Exercise brief ::
The listing must be reproduced in full, exactly as it stands.

Exercise material ::
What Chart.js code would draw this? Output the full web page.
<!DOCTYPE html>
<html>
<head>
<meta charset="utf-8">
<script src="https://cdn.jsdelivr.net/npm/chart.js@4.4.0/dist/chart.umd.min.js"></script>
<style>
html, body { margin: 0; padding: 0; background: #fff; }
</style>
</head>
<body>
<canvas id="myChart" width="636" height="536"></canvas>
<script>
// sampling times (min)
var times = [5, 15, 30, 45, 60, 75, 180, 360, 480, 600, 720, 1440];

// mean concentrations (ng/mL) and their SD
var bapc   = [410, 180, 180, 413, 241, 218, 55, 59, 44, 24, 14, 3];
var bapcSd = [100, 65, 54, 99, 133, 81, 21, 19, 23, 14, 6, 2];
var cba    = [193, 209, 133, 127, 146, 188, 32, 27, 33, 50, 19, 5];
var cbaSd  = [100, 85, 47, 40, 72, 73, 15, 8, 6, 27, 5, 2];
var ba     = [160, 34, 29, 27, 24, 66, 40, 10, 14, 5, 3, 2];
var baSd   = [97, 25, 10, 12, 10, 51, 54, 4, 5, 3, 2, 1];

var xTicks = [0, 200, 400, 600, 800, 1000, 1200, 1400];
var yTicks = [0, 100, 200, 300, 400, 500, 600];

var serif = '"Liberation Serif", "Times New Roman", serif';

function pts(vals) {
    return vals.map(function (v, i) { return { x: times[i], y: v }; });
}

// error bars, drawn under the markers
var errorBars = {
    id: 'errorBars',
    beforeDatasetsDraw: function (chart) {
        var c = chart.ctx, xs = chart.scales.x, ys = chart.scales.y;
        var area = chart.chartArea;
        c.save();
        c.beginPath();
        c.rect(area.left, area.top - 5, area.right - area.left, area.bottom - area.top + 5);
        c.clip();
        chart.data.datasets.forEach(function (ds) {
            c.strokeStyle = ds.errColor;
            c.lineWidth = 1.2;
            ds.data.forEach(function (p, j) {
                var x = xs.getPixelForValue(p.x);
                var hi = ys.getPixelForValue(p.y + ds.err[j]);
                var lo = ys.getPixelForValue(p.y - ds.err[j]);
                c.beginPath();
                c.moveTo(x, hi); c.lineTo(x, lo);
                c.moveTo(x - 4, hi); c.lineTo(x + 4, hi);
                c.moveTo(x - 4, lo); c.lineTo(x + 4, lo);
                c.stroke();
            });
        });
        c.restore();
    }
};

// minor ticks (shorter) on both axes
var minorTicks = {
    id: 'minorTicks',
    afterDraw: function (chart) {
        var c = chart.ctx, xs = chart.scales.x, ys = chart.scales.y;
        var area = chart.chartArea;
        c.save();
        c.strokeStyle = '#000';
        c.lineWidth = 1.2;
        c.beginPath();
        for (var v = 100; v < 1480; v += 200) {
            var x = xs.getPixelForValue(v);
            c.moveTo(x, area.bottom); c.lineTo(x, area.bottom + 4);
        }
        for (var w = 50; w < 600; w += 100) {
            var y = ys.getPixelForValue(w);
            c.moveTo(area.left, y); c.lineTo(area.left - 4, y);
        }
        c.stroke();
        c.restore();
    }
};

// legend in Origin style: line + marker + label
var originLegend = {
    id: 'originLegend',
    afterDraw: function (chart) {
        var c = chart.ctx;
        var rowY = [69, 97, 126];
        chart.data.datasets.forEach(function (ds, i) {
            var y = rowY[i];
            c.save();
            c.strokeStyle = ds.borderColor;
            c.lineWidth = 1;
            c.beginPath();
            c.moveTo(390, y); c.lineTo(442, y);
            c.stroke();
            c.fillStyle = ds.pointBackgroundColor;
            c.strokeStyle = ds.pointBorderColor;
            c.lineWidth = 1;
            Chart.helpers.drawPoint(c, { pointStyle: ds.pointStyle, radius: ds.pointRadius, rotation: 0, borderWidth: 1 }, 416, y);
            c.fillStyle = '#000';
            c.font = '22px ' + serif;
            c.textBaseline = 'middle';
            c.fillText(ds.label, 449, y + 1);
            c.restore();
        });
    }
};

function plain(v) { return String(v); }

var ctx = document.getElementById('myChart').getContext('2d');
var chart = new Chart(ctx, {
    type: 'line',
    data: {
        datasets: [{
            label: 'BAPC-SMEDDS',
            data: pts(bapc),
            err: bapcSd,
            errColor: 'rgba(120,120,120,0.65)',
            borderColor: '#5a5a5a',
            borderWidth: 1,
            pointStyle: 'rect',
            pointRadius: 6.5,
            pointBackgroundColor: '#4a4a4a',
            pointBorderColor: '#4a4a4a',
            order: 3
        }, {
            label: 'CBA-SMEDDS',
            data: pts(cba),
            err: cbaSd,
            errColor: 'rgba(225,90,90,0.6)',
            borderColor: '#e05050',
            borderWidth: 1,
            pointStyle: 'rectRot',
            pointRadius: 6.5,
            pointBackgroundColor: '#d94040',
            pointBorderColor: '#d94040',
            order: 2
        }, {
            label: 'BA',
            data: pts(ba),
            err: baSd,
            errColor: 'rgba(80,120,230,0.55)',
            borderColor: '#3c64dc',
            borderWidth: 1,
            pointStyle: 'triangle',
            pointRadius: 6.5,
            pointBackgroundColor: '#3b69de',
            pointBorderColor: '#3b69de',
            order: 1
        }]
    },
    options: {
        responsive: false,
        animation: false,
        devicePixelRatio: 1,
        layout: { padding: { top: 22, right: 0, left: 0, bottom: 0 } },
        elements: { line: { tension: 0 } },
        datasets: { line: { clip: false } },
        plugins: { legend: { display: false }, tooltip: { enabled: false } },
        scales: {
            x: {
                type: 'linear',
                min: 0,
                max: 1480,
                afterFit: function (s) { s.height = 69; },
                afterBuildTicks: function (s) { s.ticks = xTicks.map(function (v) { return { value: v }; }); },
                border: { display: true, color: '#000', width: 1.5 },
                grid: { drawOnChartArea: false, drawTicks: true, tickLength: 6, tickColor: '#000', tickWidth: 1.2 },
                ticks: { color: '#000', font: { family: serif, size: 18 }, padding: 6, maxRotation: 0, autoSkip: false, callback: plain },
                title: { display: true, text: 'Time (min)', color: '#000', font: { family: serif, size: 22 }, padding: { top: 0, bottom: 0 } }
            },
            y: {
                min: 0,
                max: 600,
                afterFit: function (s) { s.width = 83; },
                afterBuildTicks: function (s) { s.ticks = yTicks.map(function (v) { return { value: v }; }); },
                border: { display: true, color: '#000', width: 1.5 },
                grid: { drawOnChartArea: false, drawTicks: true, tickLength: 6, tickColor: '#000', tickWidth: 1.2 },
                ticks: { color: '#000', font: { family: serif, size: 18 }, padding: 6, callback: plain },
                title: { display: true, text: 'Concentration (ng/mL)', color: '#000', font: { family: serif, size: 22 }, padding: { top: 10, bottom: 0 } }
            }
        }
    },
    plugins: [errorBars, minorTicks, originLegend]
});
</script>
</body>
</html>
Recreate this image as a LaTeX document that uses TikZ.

Completed exercise ::
What Chart.js code would draw this? Output the full web page.
<!DOCTYPE html>
<html>
<head>
<meta charset="utf-8">
<script src="https://cdn.jsdelivr.net/npm/chart.js@4.4.0/dist/chart.umd.min.js"></script>
<style>
html, body { margin: 0; padding: 0; background: #fff; }
</style>
</head>
<body>
<canvas id="myChart" width="636" height="536"></canvas>
<script>
// sampling times (min)
var times = [5, 15, 30, 45, 60, 75, 180, 360, 480, 600, 720, 1440];

// mean concentrations (ng/mL) and their SD
var bapc   = [410, 180, 180, 413, 241, 218, 55, 59, 44, 24, 14, 3];
var bapcSd = [100, 65, 54, 99, 133, 81, 21, 19, 23, 14, 6, 2];
var cba    = [193, 209, 133, 127, 146, 188, 32, 27, 33, 50, 19, 5];
var cbaSd  = [100, 85, 47, 40, 72, 73, 15, 8, 6, 27, 5, 2];
var ba     = [160, 34, 29, 27, 24, 66, 40, 10, 14, 5, 3, 2];
var baSd   = [97, 25, 10, 12, 10, 51, 54, 4, 5, 3, 2, 1];

var xTicks = [0, 200, 400, 600, 800, 1000, 1200, 1400];
var yTicks = [0, 100, 200, 300, 400, 500, 600];

var serif = '"Liberation Serif", "Times New Roman", serif';

function pts(vals) {
    return vals.map(function (v, i) { return { x: times[i], y: v }; });
}

// error bars, drawn under the markers
var errorBars = {
    id: 'errorBars',
    beforeDatasetsDraw: function (chart) {
        var c = chart.ctx, xs = chart.scales.x, ys = chart.scales.y;
        var area = chart.chartArea;
        c.save();
        c.beginPath();
        c.rect(area.left, area.top - 5, area.right - area.left, area.bottom - area.top + 5);
        c.clip();
        chart.data.datasets.forEach(function (ds) {
            c.strokeStyle = ds.errColor;
            c.lineWidth = 1.2;
            ds.data.forEach(function (p, j) {
                var x = xs.getPixelForValue(p.x);
                var hi = ys.getPixelForValue(p.y + ds.err[j]);
                var lo = ys.getPixelForValue(p.y - ds.err[j]);
                c.beginPath();
                c.moveTo(x, hi); c.lineTo(x, lo);
                c.moveTo(x - 4, hi); c.lineTo(x + 4, hi);
                c.moveTo(x - 4, lo); c.lineTo(x + 4, lo);
                c.stroke();
            });
        });
        c.restore();
    }
};

// minor ticks (shorter) on both axes
var minorTicks = {
    id: 'minorTicks',
    afterDraw: function (chart) {
        var c = chart.ctx, xs = chart.scales.x, ys = chart.scales.y;
        var area = chart.chartArea;
        c.save();
        c.strokeStyle = '#000';
        c.lineWidth = 1.2;
        c.beginPath();
        for (var v = 100; v < 1480; v += 200) {
            var x = xs.getPixelForValue(v);
            c.moveTo(x, area.bottom); c.lineTo(x, area.bottom + 4);
        }
        for (var w = 50; w < 600; w += 100) {
            var y = ys.getPixelForValue(w);
            c.moveTo(area.left, y); c.lineTo(area.left - 4, y);
        }
        c.stroke();
        c.restore();
    }
};

// legend in Origin style: line + marker + label
var originLegend = {
    id: 'originLegend',
    afterDraw: function (chart) {
        var c = chart.ctx;
        var rowY = [69, 97, 126];
        chart.data.datasets.forEach(function (ds, i) {
            var y = rowY[i];
            c.save();
            c.strokeStyle = ds.borderColor;
            c.lineWidth = 1;
            c.beginPath();
            c.moveTo(390, y); c.lineTo(442, y);
            c.stroke();
            c.fillStyle = ds.pointBackgroundColor;
            c.strokeStyle = ds.pointBorderColor;
            c.lineWidth = 1;
            Chart.helpers.drawPoint(c, { pointStyle: ds.pointStyle, radius: ds.pointRadius, rotation: 0, borderWidth: 1 }, 416, y);
            c.fillStyle = '#000';
            c.font = '22px ' + serif;
            c.textBaseline = 'middle';
            c.fillText(ds.label, 449, y + 1);
            c.restore();
        });
    }
};

function plain(v) { return String(v); }

var ctx = document.getElementById('myChart').getContext('2d');
var chart = new Chart(ctx, {
    type: 'line',
    data: {
        datasets: [{
            label: 'BAPC-SMEDDS',
            data: pts(bapc),
            err: bapcSd,
            errColor: 'rgba(120,120,120,0.65)',
            borderColor: '#5a5a5a',
            borderWidth: 1,
            pointStyle: 'rect',
            pointRadius: 6.5,
            pointBackgroundColor: '#4a4a4a',
            pointBorderColor: '#4a4a4a',
            order: 3
        }, {
            label: 'CBA-SMEDDS',
            data: pts(cba),
            err: cbaSd,
            errColor: 'rgba(225,90,90,0.6)',
            borderColor: '#e05050',
            borderWidth: 1,
            pointStyle: 'rectRot',
            pointRadius: 6.5,
            pointBackgroundColor: '#d94040',
            pointBorderColor: '#d94040',
            order: 2
        }, {
            label: 'BA',
            data: pts(ba),
            err: baSd,
            errColor: 'rgba(80,120,230,0.55)',
            borderColor: '#3c64dc',
            borderWidth: 1,
            pointStyle: 'triangle',
            pointRadius: 6.5,
            pointBackgroundColor: '#3b69de',
            pointBorderColor: '#3b69de',
            order: 1
        }]
    },
    options: {
        responsive: false,
        animation: false,
        devicePixelRatio: 1,
        layout: { padding: { top: 22, right: 0, left: 0, bottom: 0 } },
        elements: { line: { tension: 0 } },
        datasets: { line: { clip: false } },
        plugins: { legend: { display: false }, tooltip: { enabled: false } },
        scales: {
            x: {
                type: 'linear',
                min: 0,
                max: 1480,
                afterFit: function (s) { s.height = 69; },
                afterBuildTicks: function (s) { s.ticks = xTicks.map(function (v) { return { value: v }; }); },
                border: { display: true, color: '#000', width: 1.5 },
                grid: { drawOnChartArea: false, drawTicks: true, tickLength: 6, tickColor: '#000', tickWidth: 1.2 },
                ticks: { color: '#000', font: { family: serif, size: 18 }, padding: 6, maxRotation: 0, autoSkip: false, callback: plain },
                title: { display: true, text: 'Time (min)', color: '#000', font: { family: serif, size: 22 }, padding: { top: 0, bottom: 0 } }
            },
            y: {
                min: 0,
                max: 600,
                afterFit: function (s) { s.width = 83; },
                afterBuildTicks: function (s) { s.ticks = yTicks.map(function (v) { return { value: v }; }); },
                border: { display: true, color: '#000', width: 1.5 },
                grid: { drawOnChartArea: false, drawTicks: true, tickLength: 6, tickColor: '#000', tickWidth: 1.2 },
                ticks: { color: '#000', font: { family: serif, size: 18 }, padding: 6, callback: plain },
                title: { display: true, text: 'Concentration (ng/mL)', color: '#000', font: { family: serif, size: 22 }, padding: { top: 10, bottom: 0 } }
            }
        }
    },
    plugins: [errorBars, minorTicks, originLegend]
});
</script>
</body>
</html>
Recreate this image as a LaTeX document that uses TikZ.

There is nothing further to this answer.